- Written problem
Your task is to reproduce the material exactly.

- Dataset section

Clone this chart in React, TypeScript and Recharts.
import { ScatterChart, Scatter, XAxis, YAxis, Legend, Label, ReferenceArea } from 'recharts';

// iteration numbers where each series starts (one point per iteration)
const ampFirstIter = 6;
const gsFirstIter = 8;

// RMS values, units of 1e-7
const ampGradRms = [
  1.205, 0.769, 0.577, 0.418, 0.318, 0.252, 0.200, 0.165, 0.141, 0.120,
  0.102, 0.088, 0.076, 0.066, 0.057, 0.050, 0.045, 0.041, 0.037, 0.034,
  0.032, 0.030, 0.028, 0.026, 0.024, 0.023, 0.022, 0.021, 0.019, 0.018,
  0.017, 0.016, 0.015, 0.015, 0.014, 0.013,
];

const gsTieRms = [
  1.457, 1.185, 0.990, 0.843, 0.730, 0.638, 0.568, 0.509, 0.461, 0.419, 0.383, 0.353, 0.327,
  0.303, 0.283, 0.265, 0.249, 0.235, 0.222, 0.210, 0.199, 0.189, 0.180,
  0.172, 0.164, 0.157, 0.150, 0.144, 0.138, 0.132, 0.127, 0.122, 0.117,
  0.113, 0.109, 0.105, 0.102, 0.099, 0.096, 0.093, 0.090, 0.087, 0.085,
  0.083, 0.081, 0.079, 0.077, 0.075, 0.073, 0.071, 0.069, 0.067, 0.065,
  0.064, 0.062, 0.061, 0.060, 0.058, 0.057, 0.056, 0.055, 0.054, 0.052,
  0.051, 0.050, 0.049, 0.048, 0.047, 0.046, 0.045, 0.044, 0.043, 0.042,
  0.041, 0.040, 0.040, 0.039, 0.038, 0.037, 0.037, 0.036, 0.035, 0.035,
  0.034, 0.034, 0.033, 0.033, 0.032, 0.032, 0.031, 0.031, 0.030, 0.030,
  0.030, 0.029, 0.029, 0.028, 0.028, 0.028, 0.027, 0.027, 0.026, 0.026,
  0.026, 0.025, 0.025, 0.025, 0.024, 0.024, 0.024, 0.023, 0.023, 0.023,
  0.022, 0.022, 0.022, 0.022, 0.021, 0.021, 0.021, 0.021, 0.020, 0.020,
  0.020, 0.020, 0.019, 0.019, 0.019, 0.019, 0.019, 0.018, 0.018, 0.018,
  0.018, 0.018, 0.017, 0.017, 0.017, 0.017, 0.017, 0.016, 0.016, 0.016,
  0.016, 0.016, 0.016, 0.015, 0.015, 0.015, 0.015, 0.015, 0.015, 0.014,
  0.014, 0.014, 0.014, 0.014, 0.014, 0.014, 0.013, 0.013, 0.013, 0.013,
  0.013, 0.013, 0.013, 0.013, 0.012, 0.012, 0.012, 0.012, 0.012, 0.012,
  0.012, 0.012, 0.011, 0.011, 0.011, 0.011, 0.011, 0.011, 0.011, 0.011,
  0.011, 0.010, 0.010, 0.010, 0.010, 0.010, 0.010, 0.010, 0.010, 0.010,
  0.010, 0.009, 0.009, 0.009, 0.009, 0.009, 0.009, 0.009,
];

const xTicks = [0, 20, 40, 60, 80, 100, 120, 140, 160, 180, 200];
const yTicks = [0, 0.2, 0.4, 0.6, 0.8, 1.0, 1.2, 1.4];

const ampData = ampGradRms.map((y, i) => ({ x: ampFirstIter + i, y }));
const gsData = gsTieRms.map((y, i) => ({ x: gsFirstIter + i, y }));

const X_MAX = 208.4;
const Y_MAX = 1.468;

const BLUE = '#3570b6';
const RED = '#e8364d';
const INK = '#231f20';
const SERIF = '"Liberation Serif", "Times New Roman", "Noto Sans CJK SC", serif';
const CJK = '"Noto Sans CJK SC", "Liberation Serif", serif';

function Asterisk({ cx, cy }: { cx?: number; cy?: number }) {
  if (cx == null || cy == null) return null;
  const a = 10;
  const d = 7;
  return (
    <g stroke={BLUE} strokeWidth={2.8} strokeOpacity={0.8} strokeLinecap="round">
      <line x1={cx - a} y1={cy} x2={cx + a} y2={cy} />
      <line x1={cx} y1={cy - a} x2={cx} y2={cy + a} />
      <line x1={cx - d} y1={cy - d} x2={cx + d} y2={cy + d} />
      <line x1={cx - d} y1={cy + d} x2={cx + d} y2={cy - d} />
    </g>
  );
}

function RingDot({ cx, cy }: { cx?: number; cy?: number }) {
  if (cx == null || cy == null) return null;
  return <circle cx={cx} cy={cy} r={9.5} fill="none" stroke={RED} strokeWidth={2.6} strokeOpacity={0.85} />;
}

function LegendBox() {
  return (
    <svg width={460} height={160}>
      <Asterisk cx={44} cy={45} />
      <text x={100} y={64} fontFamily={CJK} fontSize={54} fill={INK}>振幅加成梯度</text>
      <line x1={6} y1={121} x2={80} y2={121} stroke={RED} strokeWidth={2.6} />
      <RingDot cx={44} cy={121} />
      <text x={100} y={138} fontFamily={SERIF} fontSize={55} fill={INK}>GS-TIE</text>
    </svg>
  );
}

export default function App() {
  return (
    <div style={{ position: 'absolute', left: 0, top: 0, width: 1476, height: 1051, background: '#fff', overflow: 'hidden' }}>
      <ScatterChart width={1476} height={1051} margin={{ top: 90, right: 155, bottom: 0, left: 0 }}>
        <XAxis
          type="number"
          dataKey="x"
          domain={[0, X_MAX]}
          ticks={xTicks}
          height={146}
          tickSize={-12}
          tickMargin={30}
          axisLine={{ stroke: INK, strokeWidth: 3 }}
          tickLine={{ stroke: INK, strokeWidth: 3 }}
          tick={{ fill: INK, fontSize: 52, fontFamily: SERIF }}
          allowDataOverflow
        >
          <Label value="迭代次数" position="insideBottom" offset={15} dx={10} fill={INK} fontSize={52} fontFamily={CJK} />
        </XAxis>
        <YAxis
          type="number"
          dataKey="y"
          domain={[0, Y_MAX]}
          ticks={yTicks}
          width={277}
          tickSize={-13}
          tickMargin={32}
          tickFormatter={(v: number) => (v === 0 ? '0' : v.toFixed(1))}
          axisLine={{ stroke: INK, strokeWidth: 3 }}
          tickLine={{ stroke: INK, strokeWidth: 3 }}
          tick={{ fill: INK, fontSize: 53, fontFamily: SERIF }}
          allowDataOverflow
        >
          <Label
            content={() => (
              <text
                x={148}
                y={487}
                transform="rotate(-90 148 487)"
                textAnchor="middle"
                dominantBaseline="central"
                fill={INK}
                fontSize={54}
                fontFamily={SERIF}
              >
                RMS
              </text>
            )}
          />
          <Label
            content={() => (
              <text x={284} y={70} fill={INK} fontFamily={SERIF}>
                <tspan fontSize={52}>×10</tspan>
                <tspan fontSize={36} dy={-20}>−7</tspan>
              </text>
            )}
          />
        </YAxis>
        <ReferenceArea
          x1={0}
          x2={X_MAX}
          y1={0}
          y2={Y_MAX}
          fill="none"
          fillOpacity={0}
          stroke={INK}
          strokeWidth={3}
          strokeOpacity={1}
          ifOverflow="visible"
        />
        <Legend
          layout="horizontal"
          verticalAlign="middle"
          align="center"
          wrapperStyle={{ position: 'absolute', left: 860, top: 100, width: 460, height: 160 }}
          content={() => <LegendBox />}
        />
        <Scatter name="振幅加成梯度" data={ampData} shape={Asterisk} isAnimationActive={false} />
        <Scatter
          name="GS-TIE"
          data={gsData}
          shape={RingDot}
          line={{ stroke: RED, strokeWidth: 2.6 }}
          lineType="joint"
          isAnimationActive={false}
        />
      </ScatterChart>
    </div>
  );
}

- Result below
Clone this chart in React, TypeScript and Recharts.
import { ScatterChart, Scatter, XAxis, YAxis, Legend, Label, ReferenceArea } from 'recharts';

// iteration numbers where each series starts (one point per iteration)
const ampFirstIter = 6;
const gsFirstIter = 8;

// RMS values, units of 1e-7
const ampGradRms = [
  1.205, 0.769, 0.577, 0.418, 0.318, 0.252, 0.200, 0.165, 0.141, 0.120,
  0.102, 0.088, 0.076, 0.066, 0.057, 0.050, 0.045, 0.041, 0.037, 0.034,
  0.032, 0.030, 0.028, 0.026, 0.024, 0.023, 0.022, 0.021, 0.019, 0.018,
  0.017, 0.016, 0.015, 0.015, 0.014, 0.013,
];

const gsTieRms = [
  1.457, 1.185, 0.990, 0.843, 0.730, 0.638, 0.568, 0.509, 0.461, 0.419, 0.383, 0.353, 0.327,
  0.303, 0.283, 0.265, 0.249, 0.235, 0.222, 0.210, 0.199, 0.189, 0.180,
  0.172, 0.164, 0.157, 0.150, 0.144, 0.138, 0.132, 0.127, 0.122, 0.117,
  0.113, 0.109, 0.105, 0.102, 0.099, 0.096, 0.093, 0.090, 0.087, 0.085,
  0.083, 0.081, 0.079, 0.077, 0.075, 0.073, 0.071, 0.069, 0.067, 0.065,
  0.064, 0.062, 0.061, 0.060, 0.058, 0.057, 0.056, 0.055, 0.054, 0.052,
  0.051, 0.050, 0.049, 0.048, 0.047, 0.046, 0.045, 0.044, 0.043, 0.042,
  0.041, 0.040, 0.040, 0.039, 0.038, 0.037, 0.037, 0.036, 0.035, 0.035,
  0.034, 0.034, 0.033, 0.033, 0.032, 0.032, 0.031, 0.031, 0.030, 0.030,
  0.030, 0.029, 0.029, 0.028, 0.028, 0.028, 0.027, 0.027, 0.026, 0.026,
  0.026, 0.025, 0.025, 0.025, 0.024, 0.024, 0.024, 0.023, 0.023, 0.023,
  0.022, 0.022, 0.022, 0.022, 0.021, 0.021, 0.021, 0.021, 0.020, 0.020,
  0.020, 0.020, 0.019, 0.019, 0.019, 0.019, 0.019, 0.018, 0.018, 0.018,
  0.018, 0.018, 0.017, 0.017, 0.017, 0.017, 0.017, 0.016, 0.016, 0.016,
  0.016, 0.016, 0.016, 0.015, 0.015, 0.015, 0.015, 0.015, 0.015, 0.014,
  0.014, 0.014, 0.014, 0.014, 0.014, 0.014, 0.013, 0.013, 0.013, 0.013,
  0.013, 0.013, 0.013, 0.013, 0.012, 0.012, 0.012, 0.012, 0.012, 0.012,
  0.012, 0.012, 0.011, 0.011, 0.011, 0.011, 0.011, 0.011, 0.011, 0.011,
  0.011, 0.010, 0.010, 0.010, 0.010, 0.010, 0.010, 0.010, 0.010, 0.010,
  0.010, 0.009, 0.009, 0.009, 0.009, 0.009, 0.009, 0.009,
];

const xTicks = [0, 20, 40, 60, 80, 100, 120, 140, 160, 180, 200];
const yTicks = [0, 0.2, 0.4, 0.6, 0.8, 1.0, 1.2, 1.4];

const ampData = ampGradRms.map((y, i) => ({ x: ampFirstIter + i, y }));
const gsData = gsTieRms.map((y, i) => ({ x: gsFirstIter + i, y }));

const X_MAX = 208.4;
const Y_MAX = 1.468;

const BLUE = '#3570b6';
const RED = '#e8364d';
const INK = '#231f20';
const SERIF = '"Liberation Serif", "Times New Roman", "Noto Sans CJK SC", serif';
const CJK = '"Noto Sans CJK SC", "Liberation Serif", serif';

function Asterisk({ cx, cy }: { cx?: number; cy?: number }) {
  if (cx == null || cy == null) return null;
  const a = 10;
  const d = 7;
  return (
    <g stroke={BLUE} strokeWidth={2.8} strokeOpacity={0.8} strokeLinecap="round">
      <line x1={cx - a} y1={cy} x2={cx + a} y2={cy} />
      <line x1={cx} y1={cy - a} x2={cx} y2={cy + a} />
      <line x1={cx - d} y1={cy - d} x2={cx + d} y2={cy + d} />
      <line x1={cx - d} y1={cy + d} x2={cx + d} y2={cy - d} />
    </g>
  );
}

function RingDot({ cx, cy }: { cx?: number; cy?: number }) {
  if (cx == null || cy == null) return null;
  return <circle cx={cx} cy={cy} r={9.5} fill="none" stroke={RED} strokeWidth={2.6} strokeOpacity={0.85} />;
}

function LegendBox() {
  return (
    <svg width={460} height={160}>
      <Asterisk cx={44} cy={45} />
      <text x={100} y={64} fontFamily={CJK} fontSize={54} fill={INK}>振幅加成梯度</text>
      <line x1={6} y1={121} x2={80} y2={121} stroke={RED} strokeWidth={2.6} />
      <RingDot cx={44} cy={121} />
      <text x={100} y={138} fontFamily={SERIF} fontSize={55} fill={INK}>GS-TIE</text>
    </svg>
  );
}

export default function App() {
  return (
    <div style={{ position: 'absolute', left: 0, top: 0, width: 1476, height: 1051, background: '#fff', overflow: 'hidden' }}>
      <ScatterChart width={1476} height={1051} margin={{ top: 90, right: 155, bottom: 0, left: 0 }}>
        <XAxis
          type="number"
          dataKey="x"
          domain={[0, X_MAX]}
          ticks={xTicks}
          height={146}
          tickSize={-12}
          tickMargin={30}
          axisLine={{ stroke: INK, strokeWidth: 3 }}
          tickLine={{ stroke: INK, strokeWidth: 3 }}
          tick={{ fill: INK, fontSize: 52, fontFamily: SERIF }}
          allowDataOverflow
        >
          <Label value="迭代次数" position="insideBottom" offset={15} dx={10} fill={INK} fontSize={52} fontFamily={CJK} />
        </XAxis>
        <YAxis
          type="number"
          dataKey="y"
          domain={[0, Y_MAX]}
          ticks={yTicks}
          width={277}
          tickSize={-13}
          tickMargin={32}
          tickFormatter={(v: number) => (v === 0 ? '0' : v.toFixed(1))}
          axisLine={{ stroke: INK, strokeWidth: 3 }}
          tickLine={{ stroke: INK, strokeWidth: 3 }}
          tick={{ fill: INK, fontSize: 53, fontFamily: SERIF }}
          allowDataOverflow
        >
          <Label
            content={() => (
              <text
                x={148}
                y={487}
                transform="rotate(-90 148 487)"
                textAnchor="middle"
                dominantBaseline="central"
                fill={INK}
                fontSize={54}
                fontFamily={SERIF}
              >
                RMS
              </text>
            )}
          />
          <Label
            content={() => (
              <text x={284} y={70} fill={INK} fontFamily={SERIF}>
                <tspan fontSize={52}>×10</tspan>
                <tspan fontSize={36} dy={-20}>−7</tspan>
              </text>
            )}
          />
        </YAxis>
        <ReferenceArea
          x1={0}
          x2={X_MAX}
          y1={0}
          y2={Y_MAX}
          fill="none"
          fillOpacity={0}
          stroke={INK}
          strokeWidth={3}
          strokeOpacity={1}
          ifOverflow="visible"
        />
        <Legend
          layout="horizontal"
          verticalAlign="middle"
          align="center"
          wrapperStyle={{ position: 'absolute', left: 860, top: 100, width: 460, height: 160 }}
          content={() => <LegendBox />}
        />
        <Scatter name="振幅加成梯度" data={ampData} shape={Asterisk} isAnimationActive={false} />
        <Scatter
          name="GS-TIE"
          data={gsData}
          shape={RingDot}
          line={{ stroke: RED, strokeWidth: 2.6 }}
          lineType="joint"
          isAnimationActive={false}
        />
      </ScatterChart>
    </div>
  );
}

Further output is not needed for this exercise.